• WORKING DATA:

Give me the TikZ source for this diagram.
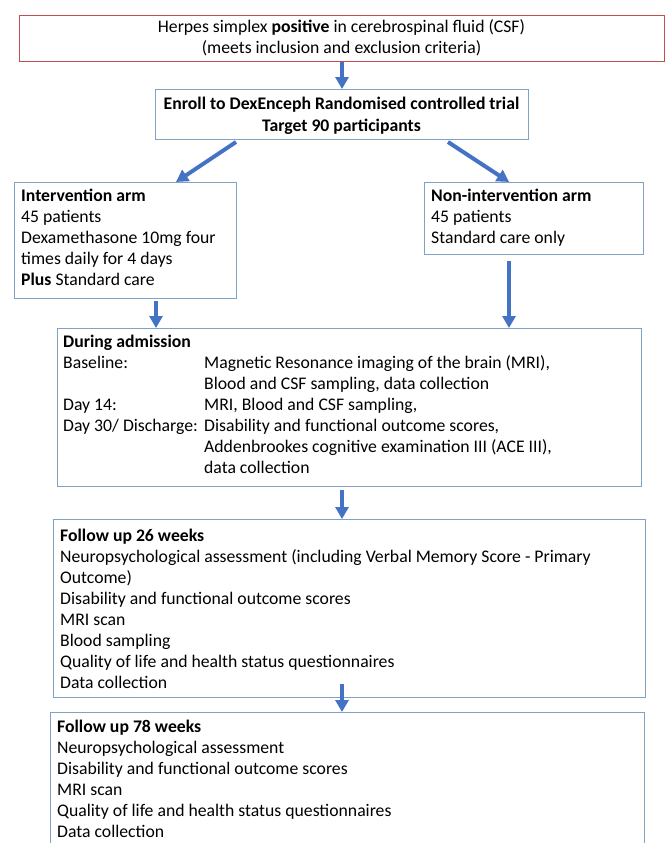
\documentclass[tikz,border=0pt]{standalone}
\usepackage{fontspec}
\setmainfont{Carlito}
\usetikzlibrary{arrows.meta,calc}
\definecolor{redline}{RGB}{192,80,77}
\definecolor{boxline}{RGB}{126,163,196}
\definecolor{arrowblue}{RGB}{68,114,196}
\newcommand{\bodyfont}{\fontsize{17.7}{21}\selectfont}
\begin{document}
\begin{tikzpicture}[x=1pt,y=-1pt,
  frame/.style={draw=boxline, line width=1pt, anchor=north west, inner sep=0pt},
  redframe/.style={draw=redline, line width=1pt, anchor=north west, inner sep=0pt},
  txt/.style={anchor=north west, inner sep=0pt, align=left, font=\bodyfont},
  ctxt/.style={anchor=north, inner sep=0pt, align=center, font=\bodyfont},
  arr/.style={draw=arrowblue, line width=4pt, -{Triangle[width=13pt,length=12pt]}}
]
\useasboundingbox (0,0) rectangle (665,843);
\clip (0,0) rectangle (665,843);
\fill[white] (0,0) rectangle (665,843);

% boxes
\node[redframe, minimum width=645pt, minimum height=46pt] (csf) at (19,15) {};
\node[frame, minimum width=373pt, minimum height=50pt] (enroll) at (155,89) {};
\node[frame, minimum width=222pt, minimum height=116pt] (int) at (14,182) {};
\node[frame, minimum width=219pt, minimum height=72pt] (non) at (424,182) {};
\node[frame, minimum width=584pt, minimum height=158pt] (adm) at (57,328) {};
\node[frame, minimum width=592pt, minimum height=178pt] (fu26) at (53,519) {};
\node[frame, minimum width=594pt, minimum height=150pt] (fu78) at (50,712) {};

% texts (first baseline = position + 14.7)
\node[ctxt] (csftxt) at (341.5,17.5) {\strut Herpes simplex \textbf{positive} in cerebrospinal fluid (CSF)\\(meets inclusion and exclusion criteria)};
\node[ctxt, font=\fontsize{17.7}{22}\selectfont\bfseries] (enrolltxt) at (341.5,93.7) {\strut Enroll to DexEnceph Randomised controlled trial\\Target 90 participants};
\node[txt] (inttxt) at (21,186.8) {\strut\textbf{Intervention arm}\\45 patients\\Dexamethasone 10mg four\\times daily for 4 days\\\textbf{Plus} Standard care};
\node[txt] (nontxt) at (431,186.8) {\strut\textbf{Non-intervention arm}\\45 patients\\Standard care only};
\node[txt] (admtxt) at (63,332.8) {\strut\textbf{During admission}\\
\makebox[141pt][l]{Baseline:}Magnetic Resonance imaging of the brain (MRI),\\
\hspace*{141pt}Blood and CSF sampling, data collection\\
\makebox[141pt][l]{Day 14:}MRI, Blood and CSF sampling,\\
\makebox[141pt][l]{Day 30/ Discharge:}Disability and functional outcome scores,\\
\hspace*{141pt}Addenbrookes cognitive examination III (ACE III),\\
\hspace*{141pt}data collection};
\node[txt] (fu26txt) at (60,526.8) {\strut\textbf{Follow up 26 weeks}\\Neuropsychological assessment (including Verbal Memory Score - Primary\\Outcome)\\Disability and functional outcome scores\\MRI scan\\Blood sampling\\Quality of life and health status questionnaires\\Data collection};
\node[txt] (fu78txt) at (57,717.8) {\strut\textbf{Follow up 78 weeks}\\Neuropsychological assessment\\Disability and functional outcome scores\\MRI scan\\Quality of life and health status questionnaires\\Data collection};

% arrows
\draw[arr] (csf.south) -- (enroll.north);
\draw[arr] ([xshift=81pt,yshift=-2pt]enroll.south west) -- ([xshift=162pt]int.north west);
\draw[arr] ([xshift=-81pt,yshift=-2pt]enroll.south east) -- ([xshift=85pt]non.north west);
\draw[arr] ([xshift=142pt,yshift=-2pt]int.south west) -- ([xshift=99pt]adm.north west);
\draw[arr] ([xshift=85pt,yshift=-6pt]non.south west) -- ([xshift=452pt]adm.north west);
\draw[arr] ([yshift=-3pt]csf.south |- adm.south) -- (csf.south |- fu26.north);
\draw[arr] ([yshift=14pt]csf.south |- fu26.south) -- (csf.south |- fu78.north);
\end{tikzpicture}
\end{document}
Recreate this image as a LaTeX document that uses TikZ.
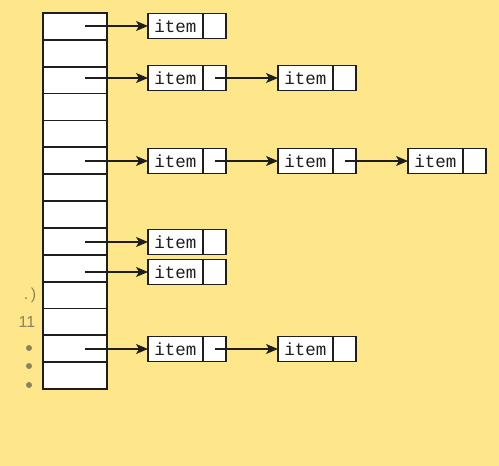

• TO BE DONE:
Return every line of the records exactly as given, pictures excluded.

• EXERCISE RESPONSE:
Give me the TikZ source for this diagram.
\documentclass[tikz,border=0pt]{standalone}
\usepackage{fontspec}
\setmainfont{Carlito}
\usetikzlibrary{arrows.meta,calc}
\definecolor{redline}{RGB}{192,80,77}
\definecolor{boxline}{RGB}{126,163,196}
\definecolor{arrowblue}{RGB}{68,114,196}
\newcommand{\bodyfont}{\fontsize{17.7}{21}\selectfont}
\begin{document}
\begin{tikzpicture}[x=1pt,y=-1pt,
  frame/.style={draw=boxline, line width=1pt, anchor=north west, inner sep=0pt},
  redframe/.style={draw=redline, line width=1pt, anchor=north west, inner sep=0pt},
  txt/.style={anchor=north west, inner sep=0pt, align=left, font=\bodyfont},
  ctxt/.style={anchor=north, inner sep=0pt, align=center, font=\bodyfont},
  arr/.style={draw=arrowblue, line width=4pt, -{Triangle[width=13pt,length=12pt]}}
]
\useasboundingbox (0,0) rectangle (665,843);
\clip (0,0) rectangle (665,843);
\fill[white] (0,0) rectangle (665,843);

% boxes
\node[redframe, minimum width=645pt, minimum height=46pt] (csf) at (19,15) {};
\node[frame, minimum width=373pt, minimum height=50pt] (enroll) at (155,89) {};
\node[frame, minimum width=222pt, minimum height=116pt] (int) at (14,182) {};
\node[frame, minimum width=219pt, minimum height=72pt] (non) at (424,182) {};
\node[frame, minimum width=584pt, minimum height=158pt] (adm) at (57,328) {};
\node[frame, minimum width=592pt, minimum height=178pt] (fu26) at (53,519) {};
\node[frame, minimum width=594pt, minimum height=150pt] (fu78) at (50,712) {};

% texts (first baseline = position + 14.7)
\node[ctxt] (csftxt) at (341.5,17.5) {\strut Herpes simplex \textbf{positive} in cerebrospinal fluid (CSF)\\(meets inclusion and exclusion criteria)};
\node[ctxt, font=\fontsize{17.7}{22}\selectfont\bfseries] (enrolltxt) at (341.5,93.7) {\strut Enroll to DexEnceph Randomised controlled trial\\Target 90 participants};
\node[txt] (inttxt) at (21,186.8) {\strut\textbf{Intervention arm}\\45 patients\\Dexamethasone 10mg four\\times daily for 4 days\\\textbf{Plus} Standard care};
\node[txt] (nontxt) at (431,186.8) {\strut\textbf{Non-intervention arm}\\45 patients\\Standard care only};
\node[txt] (admtxt) at (63,332.8) {\strut\textbf{During admission}\\
\makebox[141pt][l]{Baseline:}Magnetic Resonance imaging of the brain (MRI),\\
\hspace*{141pt}Blood and CSF sampling, data collection\\
\makebox[141pt][l]{Day 14:}MRI, Blood and CSF sampling,\\
\makebox[141pt][l]{Day 30/ Discharge:}Disability and functional outcome scores,\\
\hspace*{141pt}Addenbrookes cognitive examination III (ACE III),\\
\hspace*{141pt}data collection};
\node[txt] (fu26txt) at (60,526.8) {\strut\textbf{Follow up 26 weeks}\\Neuropsychological assessment (including Verbal Memory Score - Primary\\Outcome)\\Disability and functional outcome scores\\MRI scan\\Blood sampling\\Quality of life and health status questionnaires\\Data collection};
\node[txt] (fu78txt) at (57,717.8) {\strut\textbf{Follow up 78 weeks}\\Neuropsychological assessment\\Disability and functional outcome scores\\MRI scan\\Quality of life and health status questionnaires\\Data collection};

% arrows
\draw[arr] (csf.south) -- (enroll.north);
\draw[arr] ([xshift=81pt,yshift=-2pt]enroll.south west) -- ([xshift=162pt]int.north west);
\draw[arr] ([xshift=-81pt,yshift=-2pt]enroll.south east) -- ([xshift=85pt]non.north west);
\draw[arr] ([xshift=142pt,yshift=-2pt]int.south west) -- ([xshift=99pt]adm.north west);
\draw[arr] ([xshift=85pt,yshift=-6pt]non.south west) -- ([xshift=452pt]adm.north west);
\draw[arr] ([yshift=-3pt]csf.south |- adm.south) -- (csf.south |- fu26.north);
\draw[arr] ([yshift=14pt]csf.south |- fu26.south) -- (csf.south |- fu78.north);
\end{tikzpicture}
\end{document}
Recreate this image as a LaTeX document that uses TikZ.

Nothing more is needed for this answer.